Panelists on Tuesday debated a central theory of the border adjustment tax, which is that it would ultimately balance itself out through currency fluctuations. The idea behind the BAT is that it would cause the dollar to strengthen, but not everyone is so sure.

Cornell on Tuesday called it an "unproven and untested" theory. "That might work in a textbook," he said.

He noted that Federal Reserve Chair Janet Yellen expressed doubts about its effects in a Congressional hearing in February. "The problem is there's great uncertainty about how in reality markets would respond to these changes," she said.

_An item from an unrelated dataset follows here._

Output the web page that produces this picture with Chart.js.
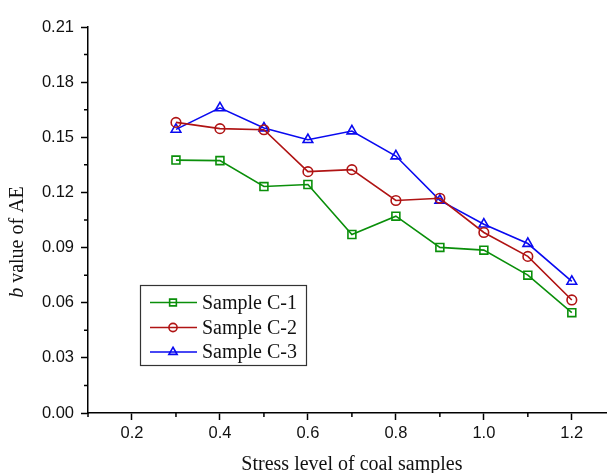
<!DOCTYPE html>
<html>
<head>
<meta charset="utf-8">
<script src="https://cdn.jsdelivr.net/npm/chart.js@4.4.1/dist/chart.umd.min.js"></script>
<style>
html,body{margin:0;padding:0;background:#fff;overflow:hidden;}
#wrap{width:623px;height:473px;}
</style>
</head>
<body>
<div id="wrap"><canvas id="c" width="623" height="473"></canvas></div>
<script>
// ---- data ----
const stressLevels = [0.3, 0.4, 0.5, 0.6, 0.7, 0.8, 0.9, 1.0, 1.1, 1.2];
const sampleC1 = [0.1376, 0.1373, 0.1232, 0.1243, 0.0971, 0.1071, 0.0901, 0.0886, 0.0750, 0.0546];
const sampleC2 = [0.1581, 0.1547, 0.1541, 0.1313, 0.1324, 0.1156, 0.1168, 0.0982, 0.0852, 0.0615];
const sampleC3 = [0.1543, 0.1660, 0.1550, 0.1487, 0.1534, 0.1398, 0.1157, 0.1027, 0.0922, 0.0716];
const seriesNames = ['Sample C-1', 'Sample C-2', 'Sample C-3'];
const xTickValues = [0.2, 0.4, 0.6, 0.8, 1.0, 1.2];
const xMinorValues = [0.1, 0.3, 0.5, 0.7, 0.9, 1.1, 1.3];
const yTickValues = [0.00, 0.03, 0.06, 0.09, 0.12, 0.15, 0.18, 0.21];
const yMinorValues = [0.015, 0.045, 0.075, 0.105, 0.135, 0.165, 0.195];
const xTitle = 'Stress level of coal samples';
const yTitleItalic = 'b';
const yTitleRest = ' value of AE';

const colors = ['#0a8f0a', '#b01414', '#0a0af0'];
const shapes = ['rect', 'circle', 'triangle'];
const radii = [5.6, 4.8, 5.6];

const toPts = arr => arr.map((v, i) => ({x: stressLevels[i], y: v}));
const datasets = [sampleC1, sampleC2, sampleC3].map((arr, i) => ({
  label: seriesNames[i],
  data: toPts(arr),
  borderColor: colors[i],
  backgroundColor: 'rgba(0,0,0,0)',
  borderWidth: 1.6,
  pointStyle: shapes[i],
  pointRadius: radii[i],
  pointHoverRadius: radii[i],
  pointBorderColor: colors[i],
  pointBackgroundColor: 'rgba(0,0,0,0)',
  pointBorderWidth: 1.6,
  tension: 0
}));

const tickFont = {family: '"Liberation Sans", Arial, sans-serif', size: 16.5};
const serif = '"Liberation Serif", "Times New Roman", serif';

const extras = {
  id: 'extras',
  afterDraw(chart) {
    const ctx = chart.ctx;
    const xs = chart.scales.x, ys = chart.scales.y;
    const area = chart.chartArea;
    ctx.save();
    // minor ticks
    ctx.strokeStyle = '#000';
    ctx.lineWidth = 1.5;
    ctx.beginPath();
    xMinorValues.forEach(v => {
      const px = xs.getPixelForValue(v);
      ctx.moveTo(px, area.bottom);
      ctx.lineTo(px, area.bottom + 4);
    });
    yMinorValues.forEach(v => {
      const py = ys.getPixelForValue(v);
      ctx.moveTo(area.left, py);
      ctx.lineTo(area.left - 4, py);
    });
    ctx.stroke();

    // x title
    ctx.fillStyle = '#111';
    ctx.font = '20px ' + serif;
    ctx.textAlign = 'center';
    ctx.textBaseline = 'alphabetic';
    ctx.fillText(xTitle, (area.left + area.right) / 2, 469.5);

    // y title
    ctx.save();
    ctx.translate(23, 242);
    ctx.rotate(-Math.PI / 2);
    ctx.font = 'italic 20px ' + serif;
    const w1 = ctx.measureText(yTitleItalic).width;
    ctx.font = '20px ' + serif;
    const w2 = ctx.measureText(yTitleRest).width;
    let sx = -(w1 + w2) / 2;
    ctx.textAlign = 'left';
    ctx.font = 'italic 20px ' + serif;
    ctx.fillText(yTitleItalic, sx, 0);
    ctx.font = '20px ' + serif;
    ctx.fillText(yTitleRest, sx + w1, 0);
    ctx.restore();

    // legend
    const bx = 140, by = 285, bw = 166, bh = 80;
    ctx.fillStyle = '#fff';
    ctx.fillRect(bx, by, bw, bh);
    ctx.strokeStyle = '#333';
    ctx.lineWidth = 1.2;
    ctx.strokeRect(bx + 0.5, by + 0.5, bw, bh);
    const rows = [302.5, 327.5, 352];
    chart.data.datasets.forEach((ds, i) => {
      const y = rows[i];
      ctx.strokeStyle = ds.borderColor;
      ctx.lineWidth = 1.6;
      ctx.beginPath();
      ctx.moveTo(150, y);
      ctx.lineTo(197, y);
      ctx.stroke();
      ctx.fillStyle = 'rgba(0,0,0,0)';
      ctx.strokeStyle = ds.borderColor;
      Chart.helpers.drawPoint(ctx, {pointStyle: ds.pointStyle, rotation: 0, borderWidth: 1.5, radius: ds.pointRadius * 0.85}, 173, y);
      ctx.fillStyle = '#111';
      ctx.font = '20px ' + serif;
      ctx.textAlign = 'left';
      ctx.textBaseline = 'middle';
      ctx.fillText(ds.label, 202, y + 1);
    });
    ctx.restore();
  }
};

new Chart(document.getElementById('c'), {
  type: 'line',
  data: {datasets},
  options: {
    responsive: false,
    animation: false,
    layout: {padding: {left: 0, top: 27, right: 1, bottom: 0}},
    plugins: {legend: {display: false}, tooltip: {enabled: false}},
    scales: {
      x: {
        type: 'linear',
        min: 0.1,
        max: 1.3,
        afterBuildTicks: s => { s.ticks = xTickValues.map(v => ({value: v})); },
        afterFit: s => { s.height = 60; },
        ticks: {
          autoSkip: false, maxRotation: 0, color: '#111', font: tickFont, padding: 4,
          callback: v => Number(v).toFixed(1)
        },
        grid: {display: true, drawOnChartArea: false, drawTicks: true, tickLength: 7, tickColor: '#000', tickWidth: 1.5},
        border: {display: true, color: '#000', width: 1.5}
      },
      y: {
        type: 'linear',
        min: 0,
        max: 0.21,
        afterBuildTicks: s => { s.ticks = yTickValues.map(v => ({value: v})); },
        afterFit: s => { s.width = 88; },
        ticks: {
          autoSkip: false, color: '#111', font: tickFont, padding: 7,
          callback: v => Number(v).toFixed(2)
        },
        grid: {display: true, drawOnChartArea: false, drawTicks: true, tickLength: 7, tickColor: '#000', tickWidth: 1.5},
        border: {display: true, color: '#000', width: 1.5}
      }
    }
  },
  plugins: [extras]
});
</script>
</body>
</html>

Global currency trading average $5 trillion a day, and 88% of all trades involve the dollar, Clausing said on Tuesday. "The exchange rate is very difficult to forecast," she said.

Lindsey pushed back. "Markets move ahead of reality," he said.

To be sure, a dollar-strengthening border adjustment tax might not be welcomed by the Trump administration.

The president has openly fretted whether the dollar might be getting too strong. "It's very, very hard to compete when you have a strong dollar and other countries are devaluing their currency," he said in an April interview with the Wall Street Journal. He made similar remarks in January.

Representative Jim Renacci (R-OH) at Tuesday's hearing asked all five panelists whether they could guarantee that currency would adjust under the BAT so that there will be no effect on consumer costs.

Cornell was the only witness to answer. "No, I can't," he said. The rest remained silent.